# Question about building garage shelves



## Flyover (May 16, 2018)

I'm building shelves in my garage, similar to these: http://www.ana-white.com/sites/default/files/how to build garage shelving diy easy quick fast cheap 26.jpg






Basically it's a frame made of studs with OSB for the shelf surfaces. I'm using 7/16 OSB. My shelves will be 8 feet from side to side and 2 feet out from the wall.

A lot of instructions I've seen online tell you to use 2x3s for the horizontal supports and 2x4s for the verticals, but I accidentally bought all 2x4s. Rather than return a bunch of my 2x4s which is a big hassle, I'm wondering if I use a 2x4 down the length of the shelf from one end to the other, oriented up and down (see image below), how far apart can I space my supports that come out from the wall to get the same strength as I'd get if I'd used 2x3s for the end-to-end supports and spaced every 2 feet coming out of the wall?

I'm not putting anything seriously heavy on them (mostly boxes full of clothes, pottery, and Christmas decorations) but I don't want the shelves to sag over time.

PS. Also, what do you think of shelves like these: https://hips.hearstapps.com/pop.h-c...landscape-1458851131-after-h.JPG?resize=980:*


----------



## Sparky617 (May 16, 2018)

I built similar shelves to your top link in my garage up around the ceiling and above the door.  I used all 2x4's and made a ladder frame out of the 2x4's.  I used TimberTek lags to bolt it to the wall studs.  I made a "truss" in the middle of the one over the door by lagging a 2x2 into the wall stud, I then faced it on one side with some OSB, and installed a cross member corner to corner screwing it into the OSB, and added other blocking to fill it out on the edges.  I then covered the open side with another piece of OSB and screwed from the ladder frame cross member into the truss.  I can hang off of the mid-span of the shelves with them fully loaded and get no deflection in the 2x4 framing.    I store Christmas decorations, extra packs of paper towels, coolers, a bin full of light bulbs, camping gear, etc up on these shelves.

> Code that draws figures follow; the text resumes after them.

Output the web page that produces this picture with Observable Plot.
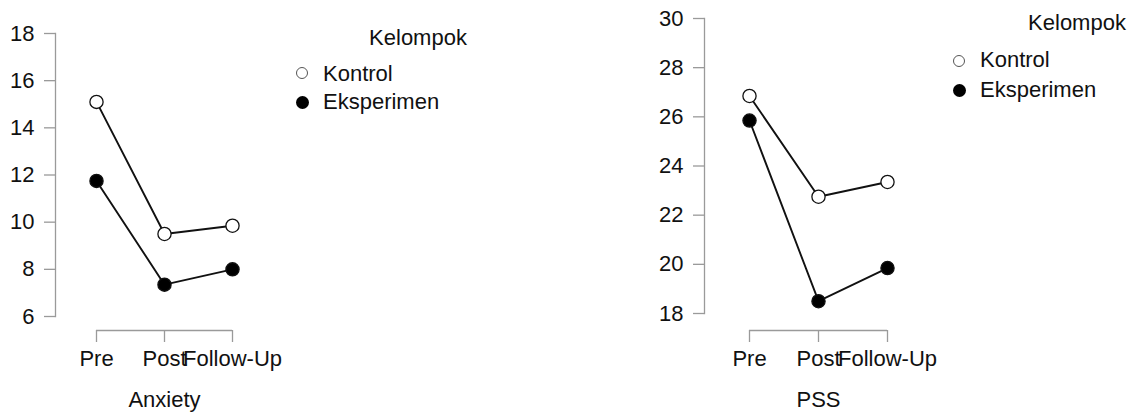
<!DOCTYPE html>
<html>
<head>
<meta charset="utf-8">
<script src="https://cdn.jsdelivr.net/npm/d3@7"></script>
<script src="https://cdn.jsdelivr.net/npm/@observablehq/plot@0.6"></script>
<style>
  html, body { margin: 0; padding: 0; background: #fff; }
  #wrap { position: relative; width: 1135px; height: 412px; overflow: hidden; font-family: "Liberation Sans", Arial, sans-serif; color: #111; }
  .panel { position: absolute; top: 0; }
  .lg { position: absolute; font-size: 22px; line-height: 22px; white-space: nowrap; }
  .sw { position: absolute; border-radius: 50%; box-sizing: border-box; }
  .sw.open { background: #fff; border: 1.5px solid #555; }
  .sw.fill { background: #000; }
</style>
</head>
<body>
<div id="wrap"></div>
<script>
// ---- data ----
const times = ["Pre", "Post", "Follow-Up"];
const groups = ["Kontrol", "Eksperimen"];
const legendTitle = "Kelompok";

const anxietyKontrol    = [15.1, 9.5, 9.85];
const anxietyEksperimen = [11.75, 7.35, 8.0];
const anxietyTicks      = [6, 8, 10, 12, 14, 16, 18];

const pssKontrol    = [26.85, 22.75, 23.35];
const pssEksperimen = [25.85, 18.5, 19.85];
const pssTicks      = [18, 20, 22, 24, 26, 28, 30];

function rows(kontrol, eksperimen) {
  const out = [];
  times.forEach((t, i) => out.push({time: t, group: groups[0], value: kontrol[i]}));
  times.forEach((t, i) => out.push({time: t, group: groups[1], value: eksperimen[i]}));
  return out;
}

function panel({data, ticks, title, width, marginLeft, marginRight, marginTop, marginBottom, padding, axisDy, titleDy}) {
  return Plot.plot({
    width, height: 412,
    marginLeft, marginRight, marginTop, marginBottom,
    style: {fontFamily: '"Liberation Sans", Arial, sans-serif', fontSize: "22px", background: "transparent", overflow: "visible", color: "#111"},
    x: {type: "point", domain: times, padding},
    y: {domain: [ticks[0], ticks[ticks.length - 1]]},
    color: {type: "ordinal", domain: groups, range: ["white", "black"]},
    marks: [
      Plot.frame({anchor: "left", stroke: "#9a9a9a", strokeWidth: 1.3}),
      Plot.axisY(ticks, {tickSize: 11, tickPadding: 10, stroke: "#9a9a9a", strokeWidth: 1.3, fill: "#111", label: null}),
      Plot.ruleY([ticks[0]], {x1: () => times[0], x2: () => times[times.length - 1], dy: axisDy, stroke: "#9a9a9a", strokeWidth: 1.3}),
      Plot.axisX({tickSize: 12, tickPadding: 8, dy: axisDy, stroke: "#9a9a9a", strokeWidth: 1.3, fill: "#111", label: null}),
      Plot.text([title], {frameAnchor: "bottom", dy: titleDy, lineAnchor: "top", fill: "#111", fontSize: 22}),
      Plot.line(data, {x: "time", y: "value", z: "group", stroke: "#111", strokeWidth: 1.9}),
      Plot.dot(data, {x: "time", y: "value", fill: "group", stroke: "#111", strokeWidth: 1.3, r: 6.6})
    ]
  });
}

const wrap = document.getElementById("wrap");

const left = panel({
  data: rows(anxietyKontrol, anxietyEksperimen), ticks: anxietyTicks, title: "Anxiety",
  width: 290, marginLeft: 55, marginRight: 17, marginTop: 33, marginBottom: 96,
  padding: 0.6, axisDy: 14, titleDy: 75
});
left.classList.add("panel");
left.style.left = "0px";
wrap.appendChild(left);

const right = panel({
  data: rows(pssKontrol, pssEksperimen), ticks: pssTicks, title: "PSS",
  width: 300, marginLeft: 64, marginRight: 8, marginTop: 18, marginBottom: 99,
  padding: 0.63, axisDy: 17, titleDy: 78
});
right.classList.add("panel");
right.style.left = "640px";
wrap.appendChild(right);

function legend(titleCenter, titleTop, swX, textX, rowTops, swYs) {
  const t = document.createElement("div");
  t.className = "lg";
  t.textContent = legendTitle;
  t.style.top = titleTop + "px";
  t.style.left = (titleCenter - 100) + "px";
  t.style.width = "200px";
  t.style.textAlign = "center";
  wrap.appendChild(t);
  groups.forEach((g, i) => {
    const s = document.createElement("div");
    s.className = "sw " + (i === 0 ? "open" : "fill");
    const r = i === 0 ? 6 : 6.5;
    s.style.width = s.style.height = (2 * r) + "px";
    s.style.left = (swX - r) + "px";
    s.style.top = (swYs[i] - r) + "px";
    wrap.appendChild(s);
    const l = document.createElement("div");
    l.className = "lg";
    l.textContent = g;
    l.style.left = textX + "px";
    l.style.top = rowTops[i] + "px";
    wrap.appendChild(l);
  });
}
legend(418, 27, 302, 323, [63, 91], [73, 102]);
legend(1077, 12, 959, 980, [49, 79], [61, 90]);
</script>
</body>
</html>
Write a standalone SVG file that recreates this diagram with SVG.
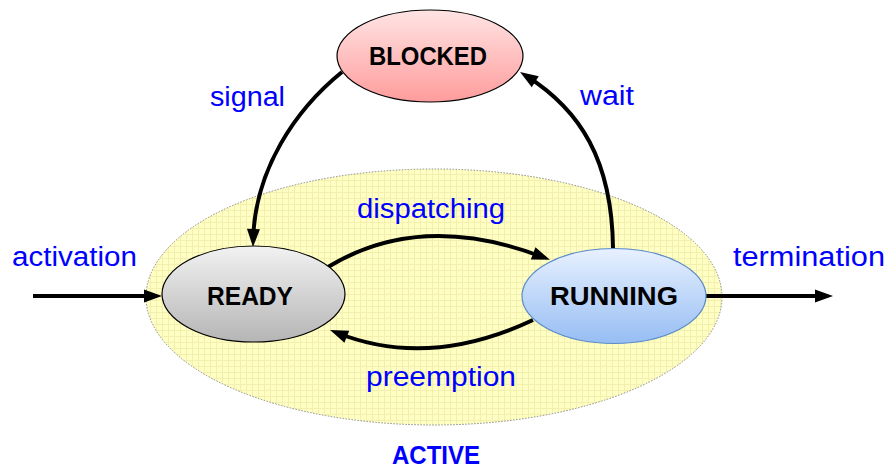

I've seen people use the angle iron used for hanging garage doors as bracing for these types of shelves as well, doing a 45 degree up to the wall and bolting it fast.


----------



## Flyover (May 16, 2018)

Without a truss, how far apart do you think I could space the supports coming out from the wall?


----------



## nealtw (May 16, 2018)

I would put one ever 2 ft, but the osb can span the 2 ft with out support is spans 2 ft OC on a roof just fine.


----------



## Sparky617 (May 16, 2018)

I put 2x4's every two feet on the ladder frame.  I put one truss in the middle of the 20' span.  The ends were lagged into the side walls of the garage.


----------



## Sparky617 (May 16, 2018)

I also screwed everything together instead of using nails.  I used drywall screws for holding the OSB down, but I used regular screws to screw the frame together, maybe overkill, but drywall screws have very little shear strength.


----------



## bud16415 (May 17, 2018)

I’m hooked on guard-dog deck screws. I keep an assortment of lengths up to 4.5”. Plated drywall screws for the plywood tops.


24” OC is what I would do. I like the post idea and not have the weight hanging off the walls and the drywall sandwiched in the joint. I would make them free standing and then just a couple screws to anchor them to the wall.

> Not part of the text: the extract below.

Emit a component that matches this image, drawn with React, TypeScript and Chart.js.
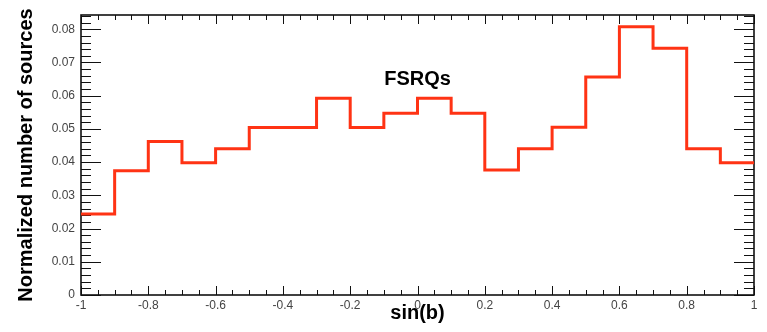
import React, { useEffect, useRef } from 'react';
import { Chart, registerables } from 'chart.js';

Chart.register(...registerables);

// ---- data ----
const binStarts = [-1, -0.9, -0.8, -0.7, -0.6, -0.5, -0.4, -0.3, -0.2, -0.1, 0, 0.1, 0.2, 0.3, 0.4, 0.5, 0.6, 0.7, 0.8, 0.9];
const binEnd = 1;
const fractions = [0.0244, 0.0374, 0.0462, 0.0398, 0.044, 0.0504, 0.0504, 0.0592, 0.0504, 0.0547, 0.0592, 0.0547, 0.0376, 0.044, 0.0505, 0.0656, 0.0808, 0.0743, 0.044, 0.0398];
const xTickValues = [-1, -0.8, -0.6, -0.4, -0.2, 0, 0.2, 0.4, 0.6, 0.8, 1];
const xTickLabels = ['-1', '-0.8', '-0.6', '-0.4', '-0.2', '0', '0.2', '0.4', '0.6', '0.8', '1'];
const yTickValues = [0, 0.01, 0.02, 0.03, 0.04, 0.05, 0.06, 0.07, 0.08];
const yTickLabels = ['0', '0.01', '0.02', '0.03', '0.04', '0.05', '0.06', '0.07', '0.08'];
const xMin = -1;
const xMax = 1;
const yMin = 0;
const yMax = 0.0843;
const xMinorDivisions = 4;
const yMinorDivisions = 5;
const seriesLabel = 'FSRQs';
const seriesLabelAt = { x: 0, y: 0.0648 };
const xTitle = 'sin(b)';
const yTitle = 'Normalized number of sources';

const FONT = "'Liberation Sans', Arial, Helvetica, sans-serif";
const LINE_COLOR = '#ff3314';

function minorTicks(values: number[], div: number): number[] {
  const out: number[] = [];
  for (let i = 0; i < values.length - 1; i++) {
    const a = values[i];
    const b = values[i + 1];
    for (let k = 1; k < div; k++) out.push(a + ((b - a) * k) / div);
  }
  const last = values[values.length - 1];
  const step = (values[1] - values[0]) / div;
  return out.concat([last + step, last + 2 * step, last + 3 * step, last + 4 * step]);
}

const framePlugin = {
  id: 'rootFrame',
  beforeDatasetsDraw(chart: any) {
    const { ctx, chartArea, scales } = chart;
    const { left, right, top, bottom } = chartArea;
    const xs = scales.x;
    const ys = scales.y;
    ctx.save();
    ctx.strokeStyle = '#111';
    ctx.lineWidth = 1;
    ctx.beginPath();
    const xMinor = minorTicks(xTickValues, xMinorDivisions).filter((v) => v > xMin && v < xMax);
    for (const v of xTickValues) {
      const px = Math.round(xs.getPixelForValue(v)) + 0.5;
      ctx.moveTo(px, bottom);
      ctx.lineTo(px, bottom - 9);
      ctx.moveTo(px, top);
      ctx.lineTo(px, top + 9);
    }
    for (const v of xMinor) {
      const px = Math.round(xs.getPixelForValue(v)) + 0.5;
      ctx.moveTo(px, bottom);
      ctx.lineTo(px, bottom - 5);
      ctx.moveTo(px, top);
      ctx.lineTo(px, top + 5);
    }
    const yMinor = minorTicks(yTickValues, yMinorDivisions).filter((v) => v > yMin && v < yMax);
    for (const v of yTickValues) {
      const py = Math.round(ys.getPixelForValue(v)) + 0.5;
      ctx.moveTo(left, py);
      ctx.lineTo(left + 20, py);
      ctx.moveTo(right, py);
      ctx.lineTo(right - 20, py);
    }
    for (const v of yMinor) {
      const py = Math.round(ys.getPixelForValue(v)) + 0.5;
      ctx.moveTo(left, py);
      ctx.lineTo(left + 10, py);
      ctx.moveTo(right, py);
      ctx.lineTo(right - 10, py);
    }
    ctx.stroke();
    ctx.lineWidth = 1.6;
    ctx.strokeRect(left, top, right - left, bottom - top);
    ctx.restore();
  },
  afterDatasetsDraw(chart: any) {
    const { ctx, scales } = chart;
    ctx.save();
    ctx.fillStyle = '#000';
    ctx.font = `bold 20px ${FONT}`;
    ctx.textAlign = 'center';
    ctx.textBaseline = 'middle';
    ctx.fillText(seriesLabel, scales.x.getPixelForValue(seriesLabelAt.x), scales.y.getPixelForValue(seriesLabelAt.y));
    ctx.restore();
  },
};

export default function App() {
  const canvasRef = useRef<HTMLCanvasElement | null>(null);

  useEffect(() => {
    if (!canvasRef.current) return;
    const points = binStarts.map((x, i) => ({ x, y: fractions[i] }));
    points.push({ x: binEnd, y: fractions[fractions.length - 1] });

    const chart = new Chart(canvasRef.current, {
      type: 'line',
      data: {
        datasets: [
          {
            label: seriesLabel,
            data: points,
            stepped: 'before',
            borderColor: LINE_COLOR,
            borderWidth: 3,
            pointRadius: 0,
            fill: false,
            clip: 4,
          } as any,
        ],
      },
      plugins: [framePlugin],
      options: {
        animation: false,
        responsive: false,
        events: [],
        layout: { padding: { top: 15, right: 13, left: 0, bottom: 0 } },
        plugins: {
          legend: { display: false },
          tooltip: { enabled: false },
          title: { display: false },
        },
        scales: {
          x: {
            type: 'linear',
            min: xMin,
            max: xMax,
            grid: { display: false, drawTicks: false },
            border: { display: false },
            afterBuildTicks: (s: any) => {
              s.ticks = xTickValues.map((v) => ({ value: v }));
            },
            afterFit: (s: any) => {
              s.height = 37;
            },
            ticks: {
              autoSkip: false,
              maxRotation: 0,
              padding: 3,
              color: '#444',
              font: { family: FONT, size: 12 },
              callback: (v: any) => {
                const i = xTickValues.findIndex((t) => Math.abs(t - Number(v)) < 1e-9);
                return i >= 0 ? xTickLabels[i] : '';
              },
            },
            title: {
              display: true,
              text: xTitle,
              color: '#000',
              font: { family: FONT, size: 20, weight: 'bold' },
              padding: { top: 0, bottom: 7 },
            },
          },
          y: {
            type: 'linear',
            min: yMin,
            max: yMax,
            grid: { display: false, drawTicks: false },
            border: { display: false },
            afterBuildTicks: (s: any) => {
              s.ticks = yTickValues.map((v) => ({ value: v }));
            },
            afterFit: (s: any) => {
              s.width = 81;
            },
            ticks: {
              autoSkip: false,
              padding: 6,
              color: '#444',
              font: { family: FONT, size: 12 },
              callback: (v: any) => {
                const i = yTickValues.findIndex((t) => Math.abs(t - Number(v)) < 1e-9);
                return i >= 0 ? yTickLabels[i] : '';
              },
            },
            title: {
              display: true,
              text: yTitle,
              color: '#000',
              font: { family: FONT, size: 20, weight: 'bold' },
              padding: { top: 14, bottom: 0 },
            },
          },
        },
      } as any,
    });
    return () => chart.destroy();
  }, []);

  return (
    <div style={{ position: 'fixed', left: 0, top: 0, width: 767, height: 332, background: '#fff' }}>
      <canvas ref={canvasRef} width={767} height={332} style={{ display: 'block', width: 767, height: 332 }} />
    </div>
  );
}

https://www.homedepot.com/p/FastenM...AncAEALw_wcB&dclid=CNKRuNfljNsCFYu2swodRZ4GIw


----------



## Sparky617 (May 18, 2018)

Here are a few pictures of mine.  Several of the shelves got the full finish treatment.  I may cover the bottoms of the remaining shelves with beadboard and cover the 2x4's with 1x6's ripped down or chair rail backer board.   I don't like the idea of posts as they would encroach into the floor space of the garage.  I'm all about parking my cars in the garage.


----------



## Sparky617 (May 18, 2018)

I have one that is mounted above the hood height of a F-150 4WD just in case I get a new truck.    I can fit a crew cab short bed in my garage but it would have to tuck in under the one shelf.


----------



## Flyover (May 18, 2018)

Talked to my neighbor, whose shelves I'm basically going to copy. He used all the exact same materials as me and spaced his supports 4' apart -- so basically one on each end and one in the middle. He puts the same kinda stuff on his shelves as I will -- plastic tubs full of clothes and holiday decorations etc. No engine blocks!

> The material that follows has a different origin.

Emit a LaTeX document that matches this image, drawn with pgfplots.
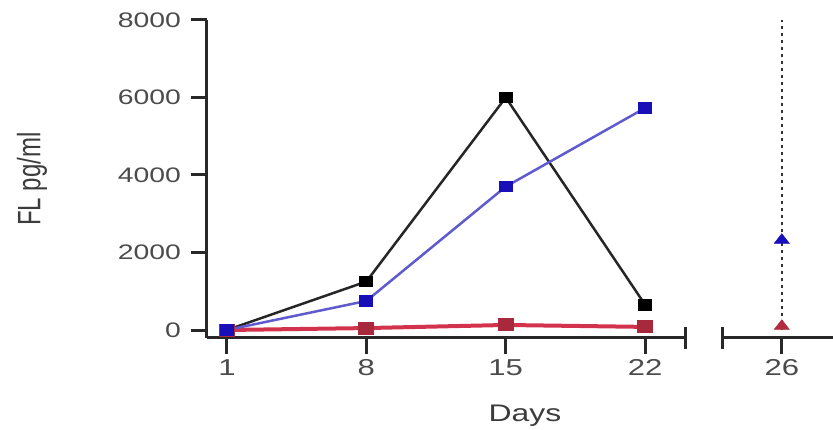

So I started tonight just building a frame for the first shelf. (It's sitting on the floor on its side, obviously. Sorry about the crappy picture. Flip phone!)


----------



## Flyover (Jun 10, 2018)

Just wanted to let everyone know I finished the shelves.

I used 2x4s for the frames and uprights, and 7/16 OSB for the shelf surfaces. I only needed to reinforce the OSB once every 4 feet, since I'm not putting anything crazy heavy on any of them.

I also built an 8' workbench and a treadmill desk out of 2x3s.

The whole thing turned out just like I was imagining it, which is unusual for my woodworking projects. I might post pictures sometime in the future.


----------



## Flyover (Nov 28, 2018)

Popping back in to share a picture of one side of the garage, which shows my finished workbench and some shelves. The treadmill desk is out of frame to the right. The workbench was a mess because I was in the middle of a project; I usually keep it pretty clean.


----------



## bud16415 (Nov 29, 2018)

I see you have a workmate. I never wanted one for 40 years and I bought one at a garage sale for 5 bucks a few years ago. Now I don’t know what I would do without it and I’m looking around to get a second one. I made a short saw horse the same height till I find one.


Your garage is coming along nice. Good place for a work bench as it will be handy when working in the driveway as well as the garage.


----------



## Flyover (Nov 30, 2018)

Yup. You can't really see it but I installed a power strip on the left side of the front of the workbench, so I can conveniently plug in there to use my power tools in the driveway, as well as my weed whacker when I'm edging out front. (Actually, you can kinda see some stuff plugged into it, and you can also see the 14-gauge extension cord it's fed by, draped along the wall.)


----------